SOURCE RECORDS ::
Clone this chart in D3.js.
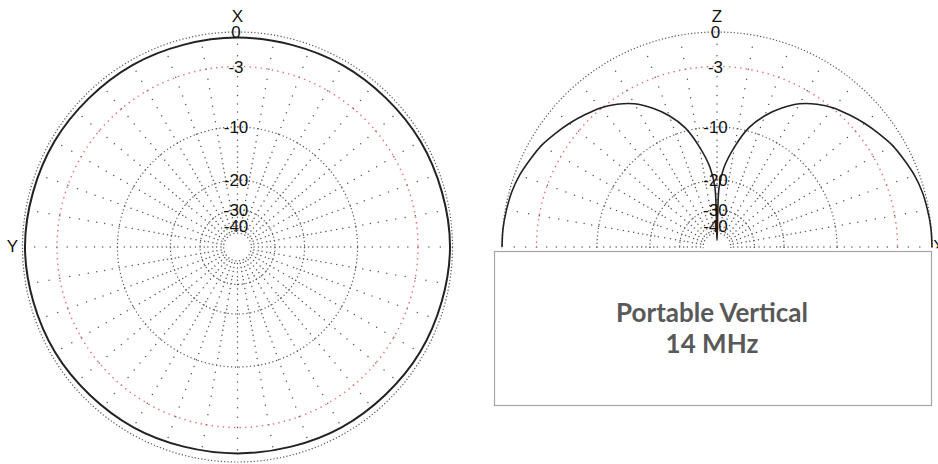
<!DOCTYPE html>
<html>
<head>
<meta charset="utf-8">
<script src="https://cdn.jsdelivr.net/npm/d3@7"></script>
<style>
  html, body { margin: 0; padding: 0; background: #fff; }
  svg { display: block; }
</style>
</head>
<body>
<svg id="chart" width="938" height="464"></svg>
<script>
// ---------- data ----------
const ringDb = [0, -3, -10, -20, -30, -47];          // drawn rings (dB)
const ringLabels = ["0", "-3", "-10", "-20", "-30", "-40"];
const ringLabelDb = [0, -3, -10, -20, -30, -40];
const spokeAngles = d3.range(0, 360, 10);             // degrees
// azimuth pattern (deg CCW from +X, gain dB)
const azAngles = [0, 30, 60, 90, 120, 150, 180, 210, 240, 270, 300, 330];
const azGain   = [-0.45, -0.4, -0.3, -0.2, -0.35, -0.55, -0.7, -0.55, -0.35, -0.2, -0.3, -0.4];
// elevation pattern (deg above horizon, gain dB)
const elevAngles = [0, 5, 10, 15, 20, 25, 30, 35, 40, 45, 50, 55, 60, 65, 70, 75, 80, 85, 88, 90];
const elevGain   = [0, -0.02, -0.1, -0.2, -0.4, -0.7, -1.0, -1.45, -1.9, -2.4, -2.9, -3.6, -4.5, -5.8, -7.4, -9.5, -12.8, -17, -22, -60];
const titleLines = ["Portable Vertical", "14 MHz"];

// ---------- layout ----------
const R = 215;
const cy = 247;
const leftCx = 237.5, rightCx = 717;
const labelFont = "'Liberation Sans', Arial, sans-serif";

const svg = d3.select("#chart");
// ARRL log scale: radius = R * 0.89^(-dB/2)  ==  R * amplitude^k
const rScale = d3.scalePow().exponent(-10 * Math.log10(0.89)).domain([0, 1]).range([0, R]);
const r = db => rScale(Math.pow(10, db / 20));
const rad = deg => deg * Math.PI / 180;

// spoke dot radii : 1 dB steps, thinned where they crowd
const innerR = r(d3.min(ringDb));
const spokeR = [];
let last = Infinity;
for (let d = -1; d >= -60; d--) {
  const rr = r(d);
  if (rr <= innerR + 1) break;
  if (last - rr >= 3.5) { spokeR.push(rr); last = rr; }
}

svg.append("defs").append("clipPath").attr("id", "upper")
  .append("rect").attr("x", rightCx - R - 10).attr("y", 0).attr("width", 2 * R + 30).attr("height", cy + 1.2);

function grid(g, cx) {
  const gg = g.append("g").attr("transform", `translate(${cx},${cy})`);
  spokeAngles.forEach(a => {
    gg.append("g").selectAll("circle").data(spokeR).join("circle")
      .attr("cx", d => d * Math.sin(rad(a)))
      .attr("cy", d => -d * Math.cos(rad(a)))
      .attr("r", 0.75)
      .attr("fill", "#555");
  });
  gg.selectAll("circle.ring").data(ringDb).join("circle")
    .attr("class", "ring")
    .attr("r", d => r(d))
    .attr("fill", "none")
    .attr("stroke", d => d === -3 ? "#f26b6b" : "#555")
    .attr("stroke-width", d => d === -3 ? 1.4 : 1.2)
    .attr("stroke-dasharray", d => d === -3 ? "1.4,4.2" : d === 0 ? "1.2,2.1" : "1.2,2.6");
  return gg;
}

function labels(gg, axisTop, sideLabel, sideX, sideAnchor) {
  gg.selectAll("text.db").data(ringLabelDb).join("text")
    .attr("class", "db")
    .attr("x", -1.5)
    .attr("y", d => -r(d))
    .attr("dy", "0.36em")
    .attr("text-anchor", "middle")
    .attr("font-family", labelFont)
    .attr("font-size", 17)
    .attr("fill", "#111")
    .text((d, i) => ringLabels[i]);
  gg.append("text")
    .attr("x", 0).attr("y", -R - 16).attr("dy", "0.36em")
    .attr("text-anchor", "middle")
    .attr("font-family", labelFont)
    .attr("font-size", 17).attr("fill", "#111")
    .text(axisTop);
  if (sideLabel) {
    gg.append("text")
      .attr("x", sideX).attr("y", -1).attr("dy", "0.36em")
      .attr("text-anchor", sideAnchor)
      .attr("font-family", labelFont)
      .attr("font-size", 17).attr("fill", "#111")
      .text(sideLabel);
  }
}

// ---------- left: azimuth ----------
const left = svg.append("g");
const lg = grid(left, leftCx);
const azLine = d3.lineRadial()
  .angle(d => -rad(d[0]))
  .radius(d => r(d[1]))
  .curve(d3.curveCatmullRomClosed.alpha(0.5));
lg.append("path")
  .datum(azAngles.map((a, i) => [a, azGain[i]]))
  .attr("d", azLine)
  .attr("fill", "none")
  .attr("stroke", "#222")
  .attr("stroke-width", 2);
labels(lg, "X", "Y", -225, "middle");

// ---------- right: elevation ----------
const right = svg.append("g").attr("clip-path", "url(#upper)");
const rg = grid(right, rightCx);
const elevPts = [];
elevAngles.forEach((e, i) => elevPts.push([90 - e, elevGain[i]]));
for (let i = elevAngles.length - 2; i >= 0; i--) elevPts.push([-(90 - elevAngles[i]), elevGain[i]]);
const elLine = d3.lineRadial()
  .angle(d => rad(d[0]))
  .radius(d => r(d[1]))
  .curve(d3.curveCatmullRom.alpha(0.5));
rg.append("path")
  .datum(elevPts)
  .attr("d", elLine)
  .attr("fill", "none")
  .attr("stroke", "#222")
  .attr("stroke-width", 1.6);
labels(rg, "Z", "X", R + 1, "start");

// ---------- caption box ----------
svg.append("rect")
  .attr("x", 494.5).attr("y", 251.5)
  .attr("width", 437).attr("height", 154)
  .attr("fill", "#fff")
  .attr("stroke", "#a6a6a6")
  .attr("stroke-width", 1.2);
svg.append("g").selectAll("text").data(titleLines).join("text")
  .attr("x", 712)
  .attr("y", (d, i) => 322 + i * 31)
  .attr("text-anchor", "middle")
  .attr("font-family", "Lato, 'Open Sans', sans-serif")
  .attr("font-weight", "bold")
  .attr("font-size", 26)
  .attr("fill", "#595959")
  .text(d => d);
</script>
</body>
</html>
--
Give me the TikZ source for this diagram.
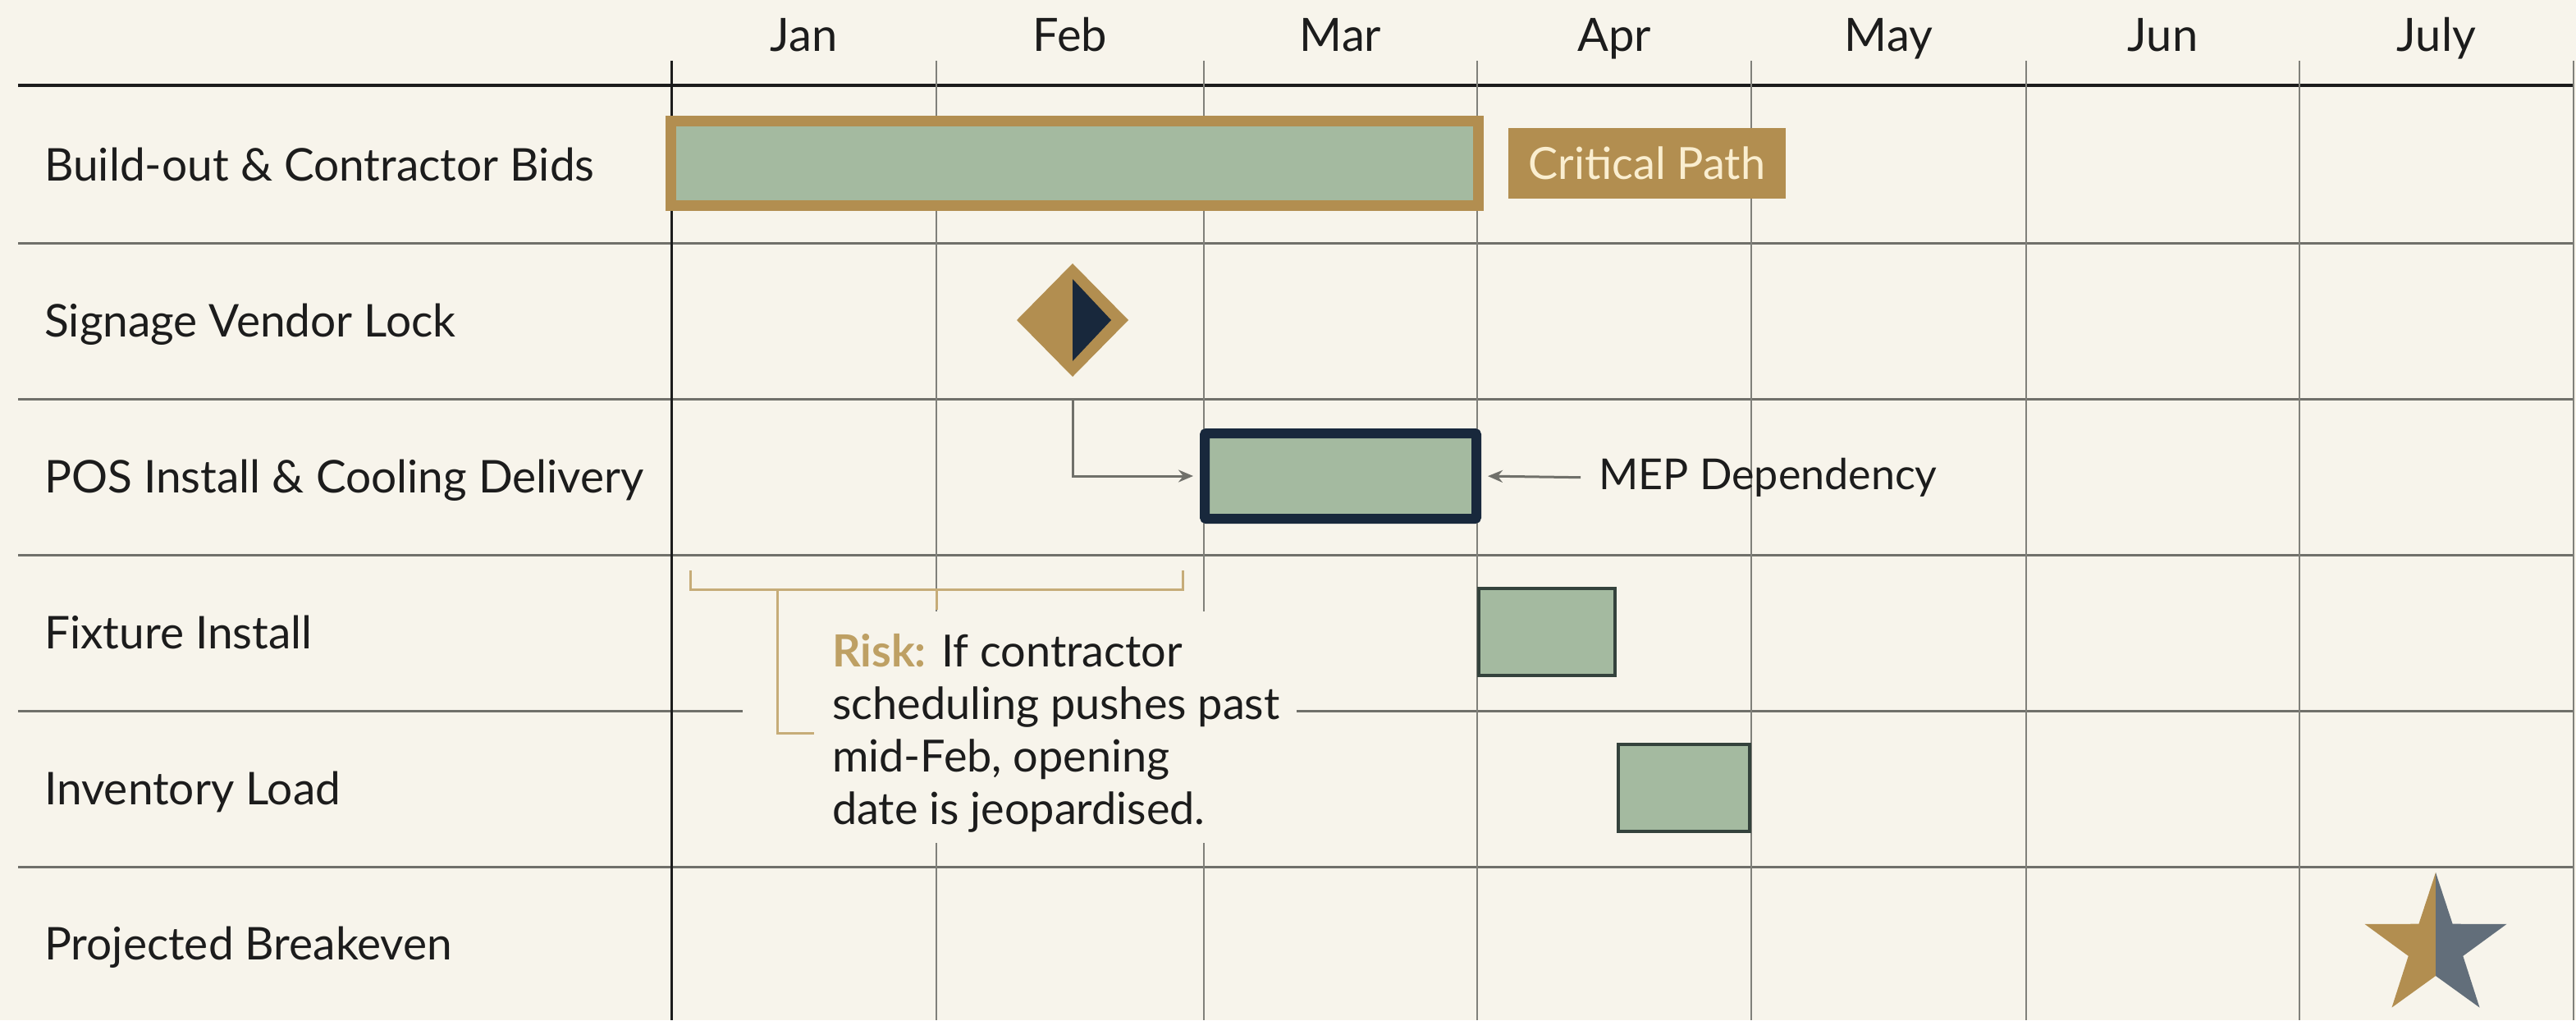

DESCRIPTION OF THE TASK ::
Using the records above, list each line that includes "this".

CORRECT RESPONSE ::
Clone this chart in D3.js.
Give me the TikZ source for this diagram.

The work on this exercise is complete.